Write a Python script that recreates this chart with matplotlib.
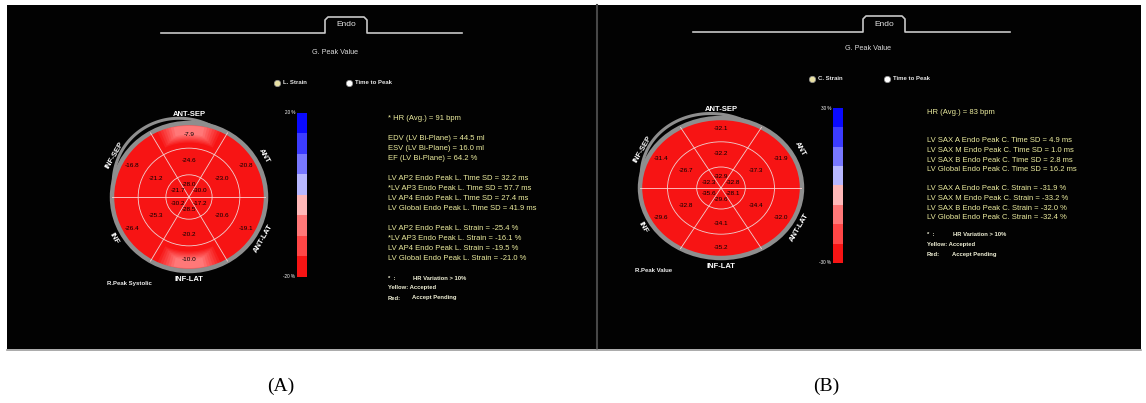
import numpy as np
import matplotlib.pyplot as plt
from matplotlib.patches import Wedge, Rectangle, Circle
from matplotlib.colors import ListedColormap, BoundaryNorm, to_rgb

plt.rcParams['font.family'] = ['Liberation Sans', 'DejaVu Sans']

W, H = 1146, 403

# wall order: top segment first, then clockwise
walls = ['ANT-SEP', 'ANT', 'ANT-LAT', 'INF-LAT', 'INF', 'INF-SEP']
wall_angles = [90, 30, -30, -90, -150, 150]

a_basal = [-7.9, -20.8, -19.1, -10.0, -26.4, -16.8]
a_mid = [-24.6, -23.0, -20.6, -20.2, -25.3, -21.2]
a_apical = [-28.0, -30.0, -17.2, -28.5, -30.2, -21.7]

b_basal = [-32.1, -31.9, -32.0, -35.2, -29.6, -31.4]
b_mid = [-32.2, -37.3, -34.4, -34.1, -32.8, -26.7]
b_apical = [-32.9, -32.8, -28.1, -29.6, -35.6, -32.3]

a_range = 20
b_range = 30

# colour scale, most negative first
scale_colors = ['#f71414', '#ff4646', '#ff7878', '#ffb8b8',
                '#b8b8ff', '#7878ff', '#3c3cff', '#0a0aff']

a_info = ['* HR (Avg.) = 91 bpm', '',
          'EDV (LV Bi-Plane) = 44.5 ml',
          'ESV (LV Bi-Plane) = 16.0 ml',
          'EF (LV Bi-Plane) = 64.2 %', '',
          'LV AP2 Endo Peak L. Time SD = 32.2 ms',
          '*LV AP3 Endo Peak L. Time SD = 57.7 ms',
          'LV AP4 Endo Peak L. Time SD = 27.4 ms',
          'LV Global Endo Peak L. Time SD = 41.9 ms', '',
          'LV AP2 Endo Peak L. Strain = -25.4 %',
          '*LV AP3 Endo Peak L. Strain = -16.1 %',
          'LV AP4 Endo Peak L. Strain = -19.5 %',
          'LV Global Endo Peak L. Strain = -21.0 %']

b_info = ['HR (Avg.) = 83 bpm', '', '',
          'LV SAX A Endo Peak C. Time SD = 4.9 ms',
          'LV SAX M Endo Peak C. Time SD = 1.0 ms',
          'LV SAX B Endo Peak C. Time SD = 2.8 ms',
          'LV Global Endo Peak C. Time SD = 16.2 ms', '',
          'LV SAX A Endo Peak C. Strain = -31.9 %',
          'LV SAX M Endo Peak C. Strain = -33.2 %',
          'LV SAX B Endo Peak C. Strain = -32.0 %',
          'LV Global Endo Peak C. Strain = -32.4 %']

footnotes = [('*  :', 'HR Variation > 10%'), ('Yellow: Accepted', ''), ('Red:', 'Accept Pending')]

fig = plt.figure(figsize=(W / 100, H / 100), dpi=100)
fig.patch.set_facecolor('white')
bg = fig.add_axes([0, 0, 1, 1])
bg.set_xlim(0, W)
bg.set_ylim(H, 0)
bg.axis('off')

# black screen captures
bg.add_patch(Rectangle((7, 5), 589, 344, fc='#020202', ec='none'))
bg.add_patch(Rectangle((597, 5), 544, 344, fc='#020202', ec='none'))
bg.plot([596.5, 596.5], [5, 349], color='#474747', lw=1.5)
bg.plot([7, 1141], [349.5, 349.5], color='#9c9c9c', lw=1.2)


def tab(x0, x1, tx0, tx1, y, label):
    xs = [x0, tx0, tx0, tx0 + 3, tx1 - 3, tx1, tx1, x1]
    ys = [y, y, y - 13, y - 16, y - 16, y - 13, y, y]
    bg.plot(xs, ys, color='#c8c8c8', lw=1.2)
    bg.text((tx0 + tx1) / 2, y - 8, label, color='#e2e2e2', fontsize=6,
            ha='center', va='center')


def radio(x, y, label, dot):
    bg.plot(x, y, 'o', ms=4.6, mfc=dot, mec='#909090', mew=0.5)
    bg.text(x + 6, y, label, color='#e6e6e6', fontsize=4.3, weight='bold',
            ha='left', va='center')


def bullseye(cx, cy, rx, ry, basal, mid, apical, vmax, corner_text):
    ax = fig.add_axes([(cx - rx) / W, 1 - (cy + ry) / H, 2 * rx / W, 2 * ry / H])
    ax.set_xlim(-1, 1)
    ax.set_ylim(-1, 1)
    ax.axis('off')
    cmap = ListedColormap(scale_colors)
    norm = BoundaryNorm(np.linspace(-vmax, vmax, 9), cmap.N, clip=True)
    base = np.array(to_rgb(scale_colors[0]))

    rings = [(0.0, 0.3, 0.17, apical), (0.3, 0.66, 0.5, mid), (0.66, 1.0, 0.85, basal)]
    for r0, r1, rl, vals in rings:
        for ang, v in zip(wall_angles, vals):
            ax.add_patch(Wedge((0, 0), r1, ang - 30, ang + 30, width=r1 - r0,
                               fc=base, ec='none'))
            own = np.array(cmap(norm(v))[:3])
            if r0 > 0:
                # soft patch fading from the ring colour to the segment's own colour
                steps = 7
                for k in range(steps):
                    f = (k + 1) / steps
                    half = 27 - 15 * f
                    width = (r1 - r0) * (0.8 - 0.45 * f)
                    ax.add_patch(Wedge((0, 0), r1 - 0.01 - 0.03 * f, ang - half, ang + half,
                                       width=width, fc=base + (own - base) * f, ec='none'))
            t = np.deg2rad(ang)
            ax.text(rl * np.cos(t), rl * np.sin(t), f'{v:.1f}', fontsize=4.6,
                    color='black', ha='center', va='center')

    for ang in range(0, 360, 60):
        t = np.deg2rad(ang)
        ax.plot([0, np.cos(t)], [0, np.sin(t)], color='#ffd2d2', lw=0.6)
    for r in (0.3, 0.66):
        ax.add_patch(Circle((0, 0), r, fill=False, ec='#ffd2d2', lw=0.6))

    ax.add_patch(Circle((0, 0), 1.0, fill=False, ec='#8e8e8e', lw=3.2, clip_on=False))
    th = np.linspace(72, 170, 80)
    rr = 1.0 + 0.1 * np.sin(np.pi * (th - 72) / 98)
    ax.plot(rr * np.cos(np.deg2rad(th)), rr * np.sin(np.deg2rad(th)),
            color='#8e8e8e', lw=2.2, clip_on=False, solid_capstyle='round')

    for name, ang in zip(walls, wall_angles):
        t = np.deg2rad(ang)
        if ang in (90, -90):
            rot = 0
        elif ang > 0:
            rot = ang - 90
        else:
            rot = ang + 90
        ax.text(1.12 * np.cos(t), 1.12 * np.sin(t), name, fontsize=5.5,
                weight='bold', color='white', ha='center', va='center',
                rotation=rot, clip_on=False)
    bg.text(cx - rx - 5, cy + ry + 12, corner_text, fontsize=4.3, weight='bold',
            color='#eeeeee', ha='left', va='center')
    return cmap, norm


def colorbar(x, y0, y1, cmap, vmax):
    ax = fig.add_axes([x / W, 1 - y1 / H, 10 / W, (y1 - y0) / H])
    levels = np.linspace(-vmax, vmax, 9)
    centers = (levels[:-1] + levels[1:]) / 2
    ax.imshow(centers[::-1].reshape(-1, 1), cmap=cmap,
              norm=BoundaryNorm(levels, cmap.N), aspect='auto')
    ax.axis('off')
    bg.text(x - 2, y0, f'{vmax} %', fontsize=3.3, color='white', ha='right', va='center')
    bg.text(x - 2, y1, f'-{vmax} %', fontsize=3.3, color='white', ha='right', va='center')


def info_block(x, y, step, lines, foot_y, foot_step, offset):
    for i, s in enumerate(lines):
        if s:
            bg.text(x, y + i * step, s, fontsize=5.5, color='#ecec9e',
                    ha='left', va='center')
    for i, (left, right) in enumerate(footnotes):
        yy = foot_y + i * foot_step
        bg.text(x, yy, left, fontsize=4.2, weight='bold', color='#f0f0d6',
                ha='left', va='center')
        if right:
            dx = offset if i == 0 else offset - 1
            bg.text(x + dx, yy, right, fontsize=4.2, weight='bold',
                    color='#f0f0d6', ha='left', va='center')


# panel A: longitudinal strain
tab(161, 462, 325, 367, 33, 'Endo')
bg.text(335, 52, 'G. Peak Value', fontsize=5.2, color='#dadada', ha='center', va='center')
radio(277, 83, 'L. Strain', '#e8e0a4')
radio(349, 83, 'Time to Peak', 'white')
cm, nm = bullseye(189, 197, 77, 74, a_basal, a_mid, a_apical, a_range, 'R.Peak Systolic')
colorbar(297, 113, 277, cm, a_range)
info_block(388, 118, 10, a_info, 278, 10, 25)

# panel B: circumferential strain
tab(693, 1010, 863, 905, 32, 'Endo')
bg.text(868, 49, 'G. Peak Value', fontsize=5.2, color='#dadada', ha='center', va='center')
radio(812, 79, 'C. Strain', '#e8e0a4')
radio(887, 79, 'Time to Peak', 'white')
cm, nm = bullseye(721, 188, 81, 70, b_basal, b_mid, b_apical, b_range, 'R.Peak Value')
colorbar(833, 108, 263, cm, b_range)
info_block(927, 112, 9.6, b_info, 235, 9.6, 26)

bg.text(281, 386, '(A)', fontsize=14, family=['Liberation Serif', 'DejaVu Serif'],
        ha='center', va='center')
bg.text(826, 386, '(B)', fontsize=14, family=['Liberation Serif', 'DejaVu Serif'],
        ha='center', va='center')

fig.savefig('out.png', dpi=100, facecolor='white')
■ ■ ■ ■ ■ ■ ■
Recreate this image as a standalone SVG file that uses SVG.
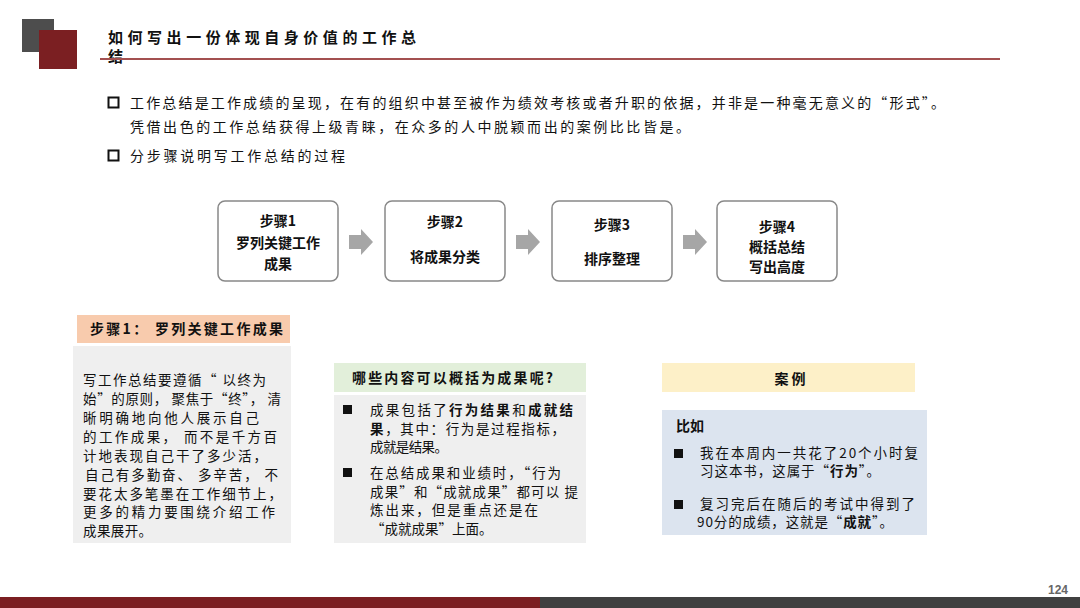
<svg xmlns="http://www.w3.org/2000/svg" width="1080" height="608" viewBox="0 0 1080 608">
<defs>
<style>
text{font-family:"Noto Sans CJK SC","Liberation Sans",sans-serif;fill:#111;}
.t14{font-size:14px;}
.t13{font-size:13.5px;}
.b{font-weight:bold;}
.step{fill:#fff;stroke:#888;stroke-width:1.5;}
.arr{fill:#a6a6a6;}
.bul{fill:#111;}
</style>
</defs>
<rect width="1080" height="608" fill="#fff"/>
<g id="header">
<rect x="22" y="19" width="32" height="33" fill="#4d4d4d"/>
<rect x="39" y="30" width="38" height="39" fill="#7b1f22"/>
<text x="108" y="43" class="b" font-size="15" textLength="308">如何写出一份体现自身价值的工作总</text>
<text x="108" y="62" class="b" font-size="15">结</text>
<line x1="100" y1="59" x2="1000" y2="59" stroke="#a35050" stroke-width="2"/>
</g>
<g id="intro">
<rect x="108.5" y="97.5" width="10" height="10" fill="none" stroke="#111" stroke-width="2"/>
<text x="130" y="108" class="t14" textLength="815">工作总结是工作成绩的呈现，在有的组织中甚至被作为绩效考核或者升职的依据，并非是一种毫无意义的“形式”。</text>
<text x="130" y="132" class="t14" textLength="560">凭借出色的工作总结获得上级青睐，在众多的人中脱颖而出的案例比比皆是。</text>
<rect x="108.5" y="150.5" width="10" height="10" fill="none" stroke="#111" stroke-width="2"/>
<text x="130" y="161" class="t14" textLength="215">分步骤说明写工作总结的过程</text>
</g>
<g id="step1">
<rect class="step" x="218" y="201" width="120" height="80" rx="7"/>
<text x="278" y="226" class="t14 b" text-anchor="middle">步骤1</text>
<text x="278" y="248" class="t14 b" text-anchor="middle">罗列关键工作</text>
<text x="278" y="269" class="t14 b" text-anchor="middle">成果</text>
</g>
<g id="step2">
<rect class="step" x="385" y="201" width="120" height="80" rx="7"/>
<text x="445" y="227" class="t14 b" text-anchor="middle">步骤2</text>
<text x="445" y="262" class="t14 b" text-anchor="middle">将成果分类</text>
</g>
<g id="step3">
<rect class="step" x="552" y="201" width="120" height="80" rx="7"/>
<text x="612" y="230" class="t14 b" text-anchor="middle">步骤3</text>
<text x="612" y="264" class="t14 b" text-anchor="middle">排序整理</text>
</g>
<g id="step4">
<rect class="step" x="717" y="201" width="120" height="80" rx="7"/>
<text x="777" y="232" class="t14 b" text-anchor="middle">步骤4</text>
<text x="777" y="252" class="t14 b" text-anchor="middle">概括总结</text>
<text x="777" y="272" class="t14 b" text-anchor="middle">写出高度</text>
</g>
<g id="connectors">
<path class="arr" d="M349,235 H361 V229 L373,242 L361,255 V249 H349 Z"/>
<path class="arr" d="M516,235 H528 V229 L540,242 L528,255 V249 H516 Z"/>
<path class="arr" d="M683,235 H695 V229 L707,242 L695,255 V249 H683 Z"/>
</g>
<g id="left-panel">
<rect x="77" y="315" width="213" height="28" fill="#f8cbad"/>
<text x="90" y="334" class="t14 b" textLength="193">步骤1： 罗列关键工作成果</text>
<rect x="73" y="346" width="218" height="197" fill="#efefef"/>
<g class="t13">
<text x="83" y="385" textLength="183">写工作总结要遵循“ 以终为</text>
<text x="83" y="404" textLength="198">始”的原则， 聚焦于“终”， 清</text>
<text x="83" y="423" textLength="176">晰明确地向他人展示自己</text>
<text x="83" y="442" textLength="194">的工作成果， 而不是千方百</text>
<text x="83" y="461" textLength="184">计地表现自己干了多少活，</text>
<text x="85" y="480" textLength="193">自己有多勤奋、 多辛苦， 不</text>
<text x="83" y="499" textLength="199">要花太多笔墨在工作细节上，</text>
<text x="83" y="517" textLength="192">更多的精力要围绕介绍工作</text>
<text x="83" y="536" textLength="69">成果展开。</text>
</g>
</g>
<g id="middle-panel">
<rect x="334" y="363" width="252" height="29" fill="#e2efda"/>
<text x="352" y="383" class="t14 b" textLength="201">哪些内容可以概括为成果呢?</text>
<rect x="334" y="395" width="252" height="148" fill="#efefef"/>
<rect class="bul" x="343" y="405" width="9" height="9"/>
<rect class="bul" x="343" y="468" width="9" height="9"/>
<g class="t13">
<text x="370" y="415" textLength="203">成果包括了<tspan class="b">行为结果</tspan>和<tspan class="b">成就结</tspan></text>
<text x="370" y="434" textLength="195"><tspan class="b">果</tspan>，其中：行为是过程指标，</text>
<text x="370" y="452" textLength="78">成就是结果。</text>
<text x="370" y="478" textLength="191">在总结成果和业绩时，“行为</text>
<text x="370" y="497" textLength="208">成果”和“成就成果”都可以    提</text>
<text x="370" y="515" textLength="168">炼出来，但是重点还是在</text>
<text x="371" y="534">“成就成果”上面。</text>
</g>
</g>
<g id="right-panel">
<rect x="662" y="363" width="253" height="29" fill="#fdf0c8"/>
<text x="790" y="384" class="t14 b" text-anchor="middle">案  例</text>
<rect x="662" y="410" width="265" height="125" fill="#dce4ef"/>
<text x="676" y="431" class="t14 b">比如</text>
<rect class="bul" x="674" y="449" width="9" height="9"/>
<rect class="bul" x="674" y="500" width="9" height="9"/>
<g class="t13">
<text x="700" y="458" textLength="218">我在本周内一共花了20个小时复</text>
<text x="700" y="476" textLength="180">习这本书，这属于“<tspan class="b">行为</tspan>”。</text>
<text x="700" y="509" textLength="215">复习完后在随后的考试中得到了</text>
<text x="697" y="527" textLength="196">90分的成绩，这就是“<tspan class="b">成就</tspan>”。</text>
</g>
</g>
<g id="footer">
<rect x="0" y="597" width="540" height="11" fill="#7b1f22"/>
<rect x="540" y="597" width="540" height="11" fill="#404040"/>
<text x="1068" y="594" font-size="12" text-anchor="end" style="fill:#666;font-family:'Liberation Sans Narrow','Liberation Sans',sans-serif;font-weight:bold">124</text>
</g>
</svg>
■ ■ ■ ■ ■ ■ ■
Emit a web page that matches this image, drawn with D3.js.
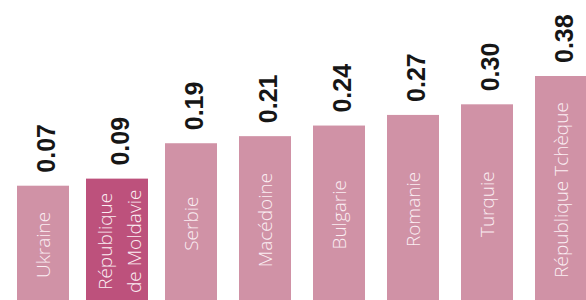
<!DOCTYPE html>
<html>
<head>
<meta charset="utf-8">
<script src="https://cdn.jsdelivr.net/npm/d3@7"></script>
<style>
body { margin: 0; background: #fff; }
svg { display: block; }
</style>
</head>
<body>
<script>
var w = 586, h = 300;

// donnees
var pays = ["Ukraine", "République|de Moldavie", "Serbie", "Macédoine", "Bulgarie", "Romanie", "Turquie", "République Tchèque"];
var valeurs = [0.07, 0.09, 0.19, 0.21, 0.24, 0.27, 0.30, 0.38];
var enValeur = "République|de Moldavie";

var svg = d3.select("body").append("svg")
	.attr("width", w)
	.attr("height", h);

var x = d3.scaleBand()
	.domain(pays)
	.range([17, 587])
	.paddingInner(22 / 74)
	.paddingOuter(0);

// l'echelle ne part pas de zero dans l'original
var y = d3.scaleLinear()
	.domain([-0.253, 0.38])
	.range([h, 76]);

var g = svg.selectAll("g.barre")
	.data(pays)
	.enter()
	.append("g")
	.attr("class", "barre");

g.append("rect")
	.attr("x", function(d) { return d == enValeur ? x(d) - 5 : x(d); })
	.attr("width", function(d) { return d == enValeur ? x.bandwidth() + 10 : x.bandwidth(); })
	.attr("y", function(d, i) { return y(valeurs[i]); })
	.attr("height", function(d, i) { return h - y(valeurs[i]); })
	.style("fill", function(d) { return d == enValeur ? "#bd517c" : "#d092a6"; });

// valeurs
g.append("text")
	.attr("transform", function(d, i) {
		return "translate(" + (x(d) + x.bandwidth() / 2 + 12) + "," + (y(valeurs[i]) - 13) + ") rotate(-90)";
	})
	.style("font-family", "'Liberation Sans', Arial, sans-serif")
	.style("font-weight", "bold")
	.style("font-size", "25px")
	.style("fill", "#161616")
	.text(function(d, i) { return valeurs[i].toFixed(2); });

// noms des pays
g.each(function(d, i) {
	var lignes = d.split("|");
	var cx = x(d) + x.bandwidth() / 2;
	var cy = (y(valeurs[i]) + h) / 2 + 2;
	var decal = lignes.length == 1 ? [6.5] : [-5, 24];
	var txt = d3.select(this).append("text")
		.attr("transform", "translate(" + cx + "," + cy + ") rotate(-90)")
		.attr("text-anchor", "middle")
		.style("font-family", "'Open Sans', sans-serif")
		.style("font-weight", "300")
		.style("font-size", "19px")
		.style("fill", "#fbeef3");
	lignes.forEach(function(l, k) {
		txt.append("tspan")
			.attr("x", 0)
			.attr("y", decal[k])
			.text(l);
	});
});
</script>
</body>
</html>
■ ■ ■ ■ ■ ■ ■
== WORK REQUIRED ==
Filter lines by "matplotlib" and return each hit.

== ANSWER ==
Write a Python script that recreates this chart with matplotlib.
import matplotlib.pyplot as plt
from matplotlib.patches import Wedge, Rectangle, Circle
from matplotlib.colors import ListedColormap, BoundaryNorm, to_rgb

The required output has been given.